The UK government, through ESA, has allocated £60m to fund the demonstrator phase, while BAE Systems, the UK defence company, contributed £20m last year in exchange for a 20 per cent stake. But more money will be needed. Mr Ford estimates the total cost of eventually putting Sabre on to the wing of a vehicle at £500m-£1bn.

“We will need investment,” says Mr Thomas. “This programme will get larger and the funds required will be exponentially larger.” He hopes the technology will interest partners from outside the space sector. Its cooling concept has applications well beyond aerospace, stretching to transport, power systems and aviation. “It can be used anywhere you have thermal management challenges, where you need to transfer heat efficiently,” he says.

But significant challenges remain to prove the technology works as promised, not least in developing an aircraft to be powered by the Sabre system, which could require billions of dollars. “The vehicle is just a concept at the moment,” says Mr Ford. “It is lagging behind the engine in terms of development.” There are also challenges in making components that can be reused and maintained cost effectively.

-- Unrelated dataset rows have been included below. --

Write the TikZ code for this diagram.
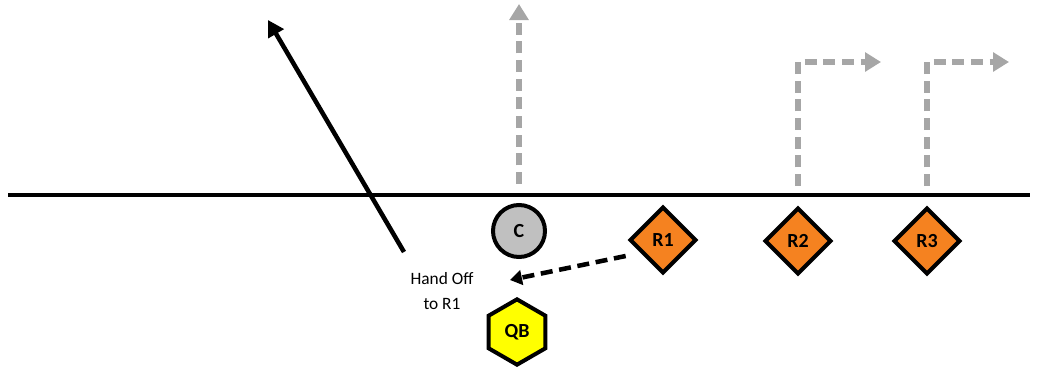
\documentclass[tikz,border=0pt]{standalone}
\usepackage{fontspec}
\setmainfont{Carlito}
\usetikzlibrary{arrows.meta,shapes.geometric}
\definecolor{routegray}{HTML}{A6A6A6}
\definecolor{corange}{HTML}{F58220}
\definecolor{cgray}{HTML}{C0C0C0}
\definecolor{cyellow}{HTML}{FFFF00}
\begin{document}
\begin{tikzpicture}[x=0.75pt,y=-0.75pt,
  player/.style={draw=black,line width=3pt,font=\bfseries\fontsize{15}{18}\selectfont,inner sep=0pt},
  rcv/.style={player,diamond,fill=corange,minimum size=50pt},
  ctr/.style={player,circle,fill=cgray,minimum size=39pt},
  qbs/.style={player,regular polygon,regular polygon sides=6,shape border rotate=30,fill=cyellow,minimum size=49pt},
  route/.style={draw=routegray,line width=4.2pt,dash pattern=on 9pt off 5pt,-{Triangle[length=12pt,width=14pt]}},
  runarrow/.style={draw=black,line width=3.4pt,-{Triangle[length=12pt,width=13pt]}},
  handoff/.style={draw=black,line width=3.4pt,dash pattern=on 9pt off 5pt,-{Triangle[length=9pt,width=11pt]}},
  lbl/.style={font=\fontsize{13}{19}\selectfont,align=center}]
\useasboundingbox (0,0) rectangle (1038,371);
\coordinate (losL) at (8,195);
\coordinate (losR) at (1030,195);
\draw[line width=2.8pt] (losL) -- (losR);
\node[ctr] (C) at (519,231) {C};
\node[rcv] (R1) at (663,240) {R1};
\node[rcv] (R2) at (798,241) {R2};
\node[rcv] (R3) at (927,241) {R3};
\node[qbs] (QB) at (517,332) {QB};
\node[lbl] (HO) at (442,291) {Hand Off\\to R1};
% routes
\coordinate (cS) at (519,184);
\coordinate (cE) at (519,4);
\draw[route] (cS) -- (cE);
\coordinate (r2S) at (798,186);
\coordinate (r2K) at (798,62);
\coordinate (r2E) at (881,62);
\draw[route] (r2S) -- (r2K) -- (r2E);
\coordinate (r3S) at (927,186);
\coordinate (r3K) at (927,62);
\coordinate (r3E) at (1009,62);
\draw[route] (r3S) -- (r3K) -- (r3E);
% run
\coordinate (runS) at (404,252);
\coordinate (runE) at (268,20);
\draw[runarrow] (runS) -- (runE);
% handoff
\coordinate (hoE) at (510,280);
\draw[handoff] (R1.west) ++(-2,16) -- (hoE);
\end{tikzpicture}
\end{document}
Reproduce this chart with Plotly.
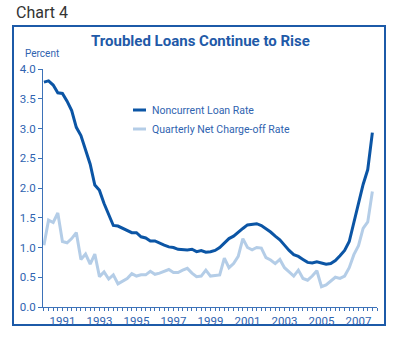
import plotly.graph_objects as go

# Quarterly observations, 1990 Q1 through 2007 Q4 (percent)
start_year = 1990
noncurrent_rate = [
    3.78, 3.80, 3.73, 3.60, 3.59, 3.46, 3.30, 3.02,
    2.88, 2.62, 2.40, 2.05, 1.96, 1.74, 1.55, 1.37,
    1.36, 1.32, 1.29, 1.25, 1.25, 1.18, 1.16, 1.11,
    1.11, 1.07, 1.04, 1.01, 1.00, 0.97, 0.96, 0.96,
    0.97, 0.93, 0.95, 0.92, 0.93, 0.95, 1.00, 1.08,
    1.15, 1.19, 1.26, 1.32, 1.38, 1.39, 1.40, 1.37,
    1.32, 1.26, 1.19, 1.13, 1.04, 0.95, 0.88, 0.85,
    0.80, 0.75, 0.74, 0.76, 0.74, 0.72, 0.73, 0.78,
    0.86, 0.95, 1.10, 1.42, 1.69, 2.06, 2.31, 2.93,
]
net_chargeoff_rate = [
    1.04, 1.46, 1.42, 1.58, 1.10, 1.08, 1.15, 1.25,
    0.80, 0.89, 0.72, 0.89, 0.51, 0.59, 0.47, 0.54,
    0.39, 0.44, 0.48, 0.56, 0.52, 0.54, 0.54, 0.60,
    0.55, 0.57, 0.60, 0.63, 0.58, 0.58, 0.62, 0.65,
    0.57, 0.51, 0.52, 0.62, 0.52, 0.53, 0.54, 0.82,
    0.66, 0.73, 0.85, 1.15, 1.00, 0.96, 1.00, 0.99,
    0.83, 0.79, 0.73, 0.80, 0.66, 0.59, 0.52, 0.62,
    0.48, 0.45, 0.52, 0.61, 0.34, 0.37, 0.43, 0.50,
    0.48, 0.52, 0.66, 0.88, 1.03, 1.32, 1.43, 1.94,
]
year_ticks = [1991, 1993, 1995, 1997, 1999, 2001, 2003, 2005, 2007]
year_labels = [str(y) for y in year_ticks]
series_names = ["Noncurrent Loan Rate", "Quarterly Net Charge-off Rate"]

quarters = [start_year + i / 4 for i in range(len(noncurrent_rate))]

DARK = "#0b55a5"
LIGHT = "#b4cde7"
TEXT_BLUE = "#2f63b0"
AXIS_BLUE = "#3d72b8"
FONT = "Roboto, sans-serif"

W, H = 400, 339
L, R, T, B = 43, 377, 69, 307  # plot area in pixels


def px(x):
    return (x - L) / (R - L)


def py(y):
    return (B - y) / (B - T)


fig = go.Figure()
fig.add_trace(go.Scatter(x=quarters, y=net_chargeoff_rate, mode="lines",
                         line=dict(color=LIGHT, width=3), name=series_names[1]))
fig.add_trace(go.Scatter(x=quarters, y=noncurrent_rate, mode="lines",
                         line=dict(color=DARK, width=3), name=series_names[0]))

shapes = [
    # outer chart frame
    dict(type="rect", xref="paper", yref="paper",
         x0=px(13), x1=px(385), y0=py(325), y1=py(26),
         line=dict(color="#1c5aa8", width=2), fillcolor="rgba(0,0,0,0)", layer="below"),
    # legend keys
    dict(type="line", xref="paper", yref="paper",
         x0=px(133), x1=px(146), y0=py(110), y1=py(110),
         line=dict(color=DARK, width=3)),
    dict(type="line", xref="paper", yref="paper",
         x0=px(133), x1=px(146), y0=py(129), y1=py(129),
         line=dict(color=LIGHT, width=3)),
]

annotations = [
    dict(text="Chart 4", xref="paper", yref="paper", x=px(14), y=py(13),
         xanchor="left", yanchor="middle", showarrow=False,
         font=dict(family=FONT, size=16, color="#333333")),
    dict(text="<b>Troubled Loans Continue to Rise</b>", xref="paper", yref="paper",
         x=px(200), y=py(41), xanchor="center", yanchor="middle", showarrow=False,
         font=dict(family=FONT, size=15, color="#1f5aa8")),
    dict(text="Percent", xref="paper", yref="paper", x=px(23), y=py(53),
         xanchor="left", yanchor="middle", showarrow=False,
         font=dict(family=FONT, size=10, color=TEXT_BLUE)),
    dict(text=series_names[0], xref="paper", yref="paper", x=px(150), y=py(110),
         xanchor="left", yanchor="middle", showarrow=False,
         font=dict(family=FONT, size=10.5, color=TEXT_BLUE)),
    dict(text=series_names[1], xref="paper", yref="paper", x=px(150), y=py(129),
         xanchor="left", yanchor="middle", showarrow=False,
         font=dict(family=FONT, size=10.5, color=TEXT_BLUE)),
]

fig.update_layout(
    width=W, height=H,
    margin=dict(l=L, r=W - R, t=T, b=H - B),
    paper_bgcolor="white", plot_bgcolor="white",
    showlegend=False,
    shapes=shapes, annotations=annotations,
    xaxis=dict(
        range=[start_year - 0.05, 2008.0],
        tickvals=year_ticks, ticktext=year_labels,
        ticks="outside", ticklen=3, tickwidth=1, tickcolor=AXIS_BLUE,
        minor=dict(dtick=0.25, tick0=start_year, ticks="outside", ticklen=3,
                   tickwidth=1, tickcolor=AXIS_BLUE, showgrid=False),
        showline=True, linecolor=AXIS_BLUE, linewidth=1,
        showgrid=False, zeroline=False,
        tickfont=dict(family=FONT, size=11.5, color=TEXT_BLUE),
    ),
    yaxis=dict(
        range=[0, 4], dtick=0.5, tickformat=".1f",
        ticks="outside", ticklen=4, tickwidth=1, tickcolor=AXIS_BLUE,
        showline=True, linecolor=AXIS_BLUE, linewidth=1,
        showgrid=False, zeroline=False,
        tickfont=dict(family=FONT, size=11.5, color=TEXT_BLUE),
    ),
)

fig.write_html("out.html")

Much of the work being carried out by Reaction on components, materials and precision manufacturing, for example, will be useful in ways that cannot yet be imagined, says Professor Iain Gray, head of aerospace at Cranfield University. “This is not a conventional project. It is not a natural evolution in civil aerospace. It is a game-changer project.”

The key will be to ensure the UK maintains sufficient support to ensure the project is not overtaken. The US, China and Russia are all working on hypersonic concepts.

“If the UK takes too long to develop this, the cat is out of the bag,” says Mr Ford. “Like all technologies, it does not take long for second and third adopters to come along.” But success is not a given he says. “It is still a very high-risk programme. There is no guarantee.”